Ipab, com’è lunga la notte: le dipendenti lanciano l’ultimatum

95047.it L’espressione delle dipendenti che abbiamo incontrato ieri mattina è tutt’altro spaventata. Semmai è piena di rabbia e fiera, al tempo stesso, del proprio lavoro. Un lavoro che non sarà stato pagato per ben 34 mesi (leggasi trentaquattro stipendi) ma che costituisce il sagrato della dignità assoluta: quello dell’accudimento dei più soli perchè indifesi. Quegli anziani ospitati all’interno alla struttura sono la vita stessa. L’espressione più alta del servizio.
Tuttavia, fuori dalla prosopopea della retorica, le dipendenti dell’Ipab “Salvatore Bellia” attendono di capire che dovrà essere del proprio presente prima ancora che del proprio avvenire. Ora che la Regione se n’è lavata le mani, ora che la confusione si è mescolata all’incapacità conclamata di politica e burocrazia, ora che tutto è perduto, cos’altro deve accadere? In fondo, siamo abituati fin troppo bene alle promesse mancate della politica.

MERCOLEDI’ UN GESTO ECLATANTE. Loro, le eroiche dipendenti, aspetteranno qualche notizia fino a martedì. Poi, mercoledì, daranno vita ad un’azione eclatante. Il tempo, del resto, è scaduto da un bel pezzo. Attendere ancora significa prolungare l’agonia: e, allora, l’ultimatum di mercoledì è l’ultima linea da non oltrepassare. Vedremo.

NON CI SONO MAI COLPEVOLI. Il minimo comune denominatore di questa storia è non ha mai pagato nessuno. Nessuno. Se non, e questo è chiaro, le dipendenti: sulla loro pelle. Sulla devastazione dell’Ipab, dagli anni passati e sino ad oggi, non ci sono mai stati colpevoli. E non ci sono nemmeno oggi. I buchi in bilancio lo hanno fatto le termiti del malaffare e della pessima gestione. Ci sarebbe voluto un giudice a Berlino: che, purtroppo, ad oggi non c’è stato.

ALLO STREMO. E’ chiaro che le lavoratrici sono allo stremo. Lo abbiamo raccontato in tutte le salse: e tutto è rimasto quasi del tutto nell’oblio dell’indifferenza e delle parole vuole e che non hanno mai spinto all’azione. Al capovolgimento delle cose. Occorrerebbe il “miracolo” della normalità: il prodigio che offra ai dipendenti ed alle loro famiglie uno spiraglio finalmente di concretezza. E sarebbe un sollievo in tanta disgrazia.
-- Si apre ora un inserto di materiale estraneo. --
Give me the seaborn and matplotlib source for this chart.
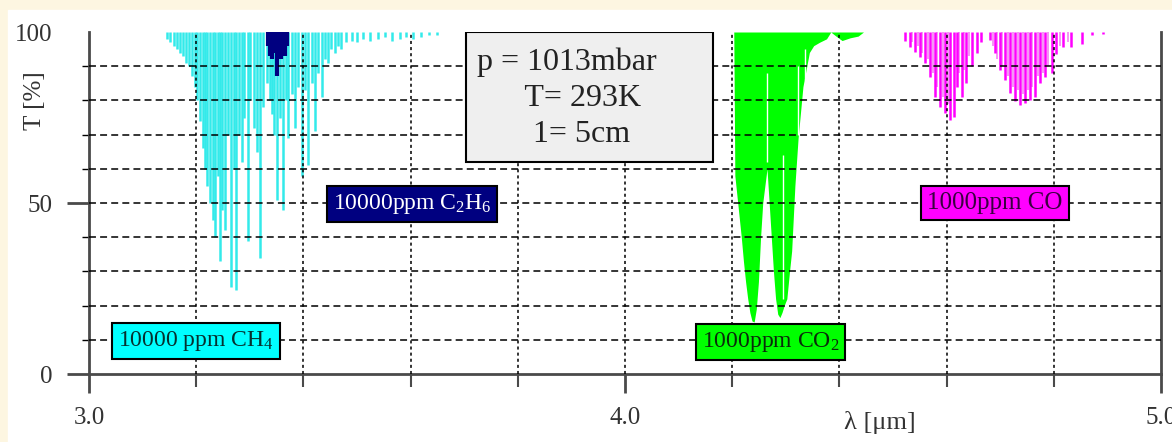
import matplotlib.pyplot as plt
import matplotlib.patches as patches
import seaborn as sns

# line positions (um) and transmission minima (%)
ch4_wl = [3.145, 3.152, 3.158, 3.164, 3.170, 3.176, 3.181, 3.187, 3.192, 3.197,
          3.202, 3.207, 3.212, 3.216, 3.221, 3.226, 3.231, 3.235, 3.240, 3.244,
          3.249, 3.254, 3.259, 3.265, 3.270, 3.274, 3.279, 3.285, 3.290, 3.296,
          3.301, 3.307, 3.313, 3.319, 3.325, 3.332, 3.337, 3.341, 3.346, 3.350,
          3.356, 3.362, 3.367, 3.372, 3.378, 3.384, 3.390, 3.397, 3.403, 3.409,
          3.416, 3.422, 3.428, 3.434, 3.440, 3.446, 3.452, 3.459, 3.465, 3.471,
          3.480, 3.490, 3.500, 3.512, 3.525, 3.540, 3.552, 3.565, 3.580, 3.592,
          3.605, 3.620, 3.635, 3.650]
ch4_T = [98, 97, 96, 95, 94, 93, 91, 90, 87, 84,
         80, 74, 66, 60, 55, 50, 45, 40, 58, 33,
         48, 42, 70, 25.5, 60, 24.5, 70, 62, 75, 39,
         80, 72, 65, 34, 78, 85, 80, 76, 70, 51,
         75, 48, 80, 69, 82, 72, 84, 58, 83, 61,
         85, 71, 88, 81, 92, 91, 95, 94, 96, 95,
         97, 97.5, 97, 98, 97.5, 98, 98.5, 97.5, 98, 98.5,
         98, 98.5, 99, 99]

c2h6_wl = [3.334, 3.338, 3.342, 3.346, 3.350, 3.354, 3.358, 3.362, 3.366, 3.370]
c2h6_T = [96, 93, 92, 94, 87, 93, 92, 94, 93, 96]

# CO2 band is saturated: envelope of the overlapping lines
co2_wl = [4.203, 4.205, 4.209, 4.213, 4.217, 4.221, 4.225, 4.229, 4.233, 4.237,
          4.241, 4.245, 4.249, 4.253, 4.257, 4.261, 4.265, 4.269, 4.273, 4.277,
          4.281, 4.285, 4.289, 4.293, 4.297, 4.302, 4.307, 4.311, 4.317, 4.323,
          4.332, 4.344, 4.352, 4.363, 4.376, 4.384, 4.392, 4.405, 4.420, 4.435,
          4.445]
co2_T = [100, 58, 52, 46, 40, 33, 27, 22, 18, 15.5,
         15.2, 19, 27, 40, 50, 55, 60, 50, 40, 30,
         22, 17.5, 16.5, 18, 20, 22, 30, 36, 55, 69,
         84, 94, 96, 97, 98, 100, 99, 97.5, 98.3, 98.8,
         100]
co2_gap_wl = [4.265, 4.295, 4.322, 4.336]
co2_gap_lo = [62, 22, 70, 86]
co2_gap_hi = [88, 64, 90, 95]

co_wl = [4.523, 4.532, 4.541, 4.550, 4.560, 4.569, 4.578, 4.588, 4.597, 4.606,
         4.613, 4.619, 4.628, 4.637, 4.647, 4.656, 4.665, 4.681, 4.690, 4.700,
         4.709, 4.718, 4.728, 4.737, 4.746, 4.756, 4.765, 4.774, 4.784, 4.796,
         4.805, 4.818, 4.833, 4.852, 4.871, 4.892]
co_T = [97.5, 95.7, 94.2, 92.8, 90.8, 86.9, 81.1, 78.2, 76.2, 74.3,
        75.2, 84.0, 81, 85.0, 90, 93.8, 97, 97.7, 93.8, 88.9,
        86.0, 82.1, 79.7, 78.7, 79.2, 80.1, 81.1, 85.0, 86.9, 88,
        93.5, 95.7, 95.7, 96.5, 99.0, 99.3]
# weaker (isotope / hot band) CO lines between the main ones
co_weak_wl = [4.536, 4.546, 4.555, 4.565, 4.574, 4.583, 4.593, 4.602, 4.624,
              4.633, 4.642, 4.686, 4.695, 4.704, 4.714, 4.723, 4.733, 4.742,
              4.751, 4.760, 4.770, 4.779, 4.790, 4.812, 4.826]
co_weak_T = [97, 96, 94, 92, 88, 84, 81, 79, 88, 89, 93, 96, 92, 90, 87,
             84, 83, 82, 83, 84, 87, 88, 90, 96, 97]

grid_x = [3.2, 3.4, 3.6, 3.8, 4.0, 4.2, 4.4, 4.6, 4.8]
grid_y = [10, 20, 30, 40, 50, 60, 70, 80, 90]

sns.set_style('ticks')
plt.rcParams['font.family'] = ['Liberation Serif', 'DejaVu Serif']
plt.rcParams['mathtext.fontset'] = 'custom'
plt.rcParams['mathtext.rm'] = 'Liberation Serif'
plt.rcParams['mathtext.it'] = 'Liberation Serif:italic'
plt.rcParams['lines.scale_dashes'] = False

fig = plt.figure(figsize=(11.72, 4.42), dpi=100, facecolor='#fdf6e1')
fig.patches.append(patches.Rectangle((0.007, 0), 0.993, 1 - 10 / 442,
                                     transform=fig.transFigure, color='white', zorder=-10))
ax = fig.add_axes([0.0759, 0.1538, 0.9147, 0.7738])
ax.set_facecolor('white')

# spectra
ax.vlines(ch4_wl, ch4_T, 100, color='#33eaea', lw=1.8, zorder=2)
ax.vlines(c2h6_wl, c2h6_T, 100, color='#000080', lw=3, zorder=2)
ax.fill_between(co2_wl, co2_T, 100, color='#00ff00', lw=0, zorder=2)
ax.vlines(co2_gap_wl, co2_gap_lo, co2_gap_hi, color='white', lw=1, zorder=2)
ax.vlines(co_weak_wl, co_weak_T, 100, color='#f58cf5', lw=1.3, zorder=2)
ax.vlines(co_wl, co_T, 100, color='#ff00ff', lw=1.8, zorder=2)

# dashed grid drawn over the spectra
for x in grid_x:
    ax.axvline(x, color='black', lw=1.3, ls=(0, (2.2, 2.2)), alpha=0.85, zorder=3)
for y in grid_y:
    ax.axhline(y, color='black', lw=1.3, ls=(0, (5, 3)), alpha=0.85, zorder=3)

ax.set_xlim(3.0, 5.0)
ax.set_ylim(0, 100)

ax.set_xticks([3.0, 4.0, 5.0], ['3.0', '4.0', '5.0'])
ax.set_xticks([3.2, 3.4, 3.6, 3.8, 4.2, 4.4, 4.6, 4.8], minor=True)
ax.set_yticks([0, 50, 100], ['0', '50', '100'])
ax.set_yticks([10, 20, 30, 40, 60, 70, 80, 90], minor=True)
ax.tick_params(axis='x', which='major', direction='out', length=14, width=2,
               color='#4a4a4a', pad=10, labelsize=18, labelcolor='#333333')
ax.tick_params(axis='x', which='minor', direction='out', length=9, width=1.5,
               color='#4a4a4a')
ax.tick_params(axis='y', which='major', direction='out', length=16, width=2,
               color='#4a4a4a', pad=10, labelsize=18, labelcolor='#333333')
ax.tick_params(axis='y', which='minor', direction='out', length=5, width=1,
               color='black')
ax.yaxis.get_major_ticks()[2].tick1line.set_visible(False)

sns.despine(ax=ax, top=True, right=False)
for side in ['left', 'bottom', 'right']:
    ax.spines[side].set_color('#4a4a4a')
    ax.spines[side].set_linewidth(2)

ax.set_ylabel('T [%]', fontsize=18, color='#333333')
ax.yaxis.set_label_coords(-0.040, 0.80)
ax.set_xlabel('λ [μm]', fontsize=19, color='#333333')
ax.xaxis.set_label_coords(0.738, -0.108)

# conditions box
ax.add_patch(patches.Rectangle((3.703, 62.1), 4.165 - 3.703, 100 - 62.1,
                               facecolor='#efefef', edgecolor='black', lw=1.5, zorder=5))
ax.text(3.724, 80.6, 'p = 1013mbar\n      T= 293K\n       1= 5cm', ha='left', va='center',
        multialignment='left', fontsize=23, linespacing=1.33, color='#222222', zorder=6)

# gas labels
box = dict(boxstyle='square,pad=0.25', edgecolor='black', lw=1.5)
ax.text(3.20, 9.6, '10000 ppm CH$_4$', ha='center', va='center', fontsize=17,
        color='#06302f', bbox={**box, 'facecolor': '#00ffff'}, zorder=6)
ax.text(3.603, 49.7, '10000ppm C$_2$H$_6$', ha='center', va='center', fontsize=17,
        color='white', bbox={**box, 'facecolor': '#000080'}, zorder=6)
ax.text(4.272, 9.4, '1000ppm CO$_2$', ha='center', va='center', fontsize=17,
        color='#0a2a0a', bbox={**box, 'facecolor': '#00ff00'}, zorder=6)
ax.text(4.690, 50, '1000ppm CO', ha='center', va='center', fontsize=18,
        color='#3a0040', bbox={**box, 'facecolor': '#ff00ff'}, zorder=6)

fig.savefig('out.png', dpi=100, facecolor=fig.get_facecolor())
UNA STRUTTURA CHE E’ PATERNESE DA SEMPRE. La beffa sta proprio qui. Una struttura, da quando veniva chiamata “Albergo dei poveri”, che è sempre stata simbolo e “rifugio” della città. Eppure, è dalla Regione che ne è venuta la cancellazione. L’Ipab paternese è stato spazzato via così come è accaduto da altre parti dell’isola anche se non proprio dappertutto (come ad Acireale, tanto per fare un esempio).

UNA PROPOSTA. Non è certo compito dell’informazione arzigogolare e trovare rimedi. Ma facciamo nostra la proposta che abbiamo elaborato con alcuni liberi cittadini: adibire la struttura ad un centro di accoglienza turistica sfruttando le stanze ed i locali a disposizione, cambiando la destinazione d’uso dello stabile. Con le dipendenti che potrebbero dar vita ad una cooperativa. Realizzabile? Proposta insensata? E se fosse una possibilità? Di certo nel punto nel quale si è, le acque vanno smosse perché – è chiaro – così non si può pretendere di continuare. Punto.
L’attesa è, dunque, fino a martedì. Mercoledì, in un senso o nell’altro, le dipendenti prenderanno ufficialmente una posizione eclatante.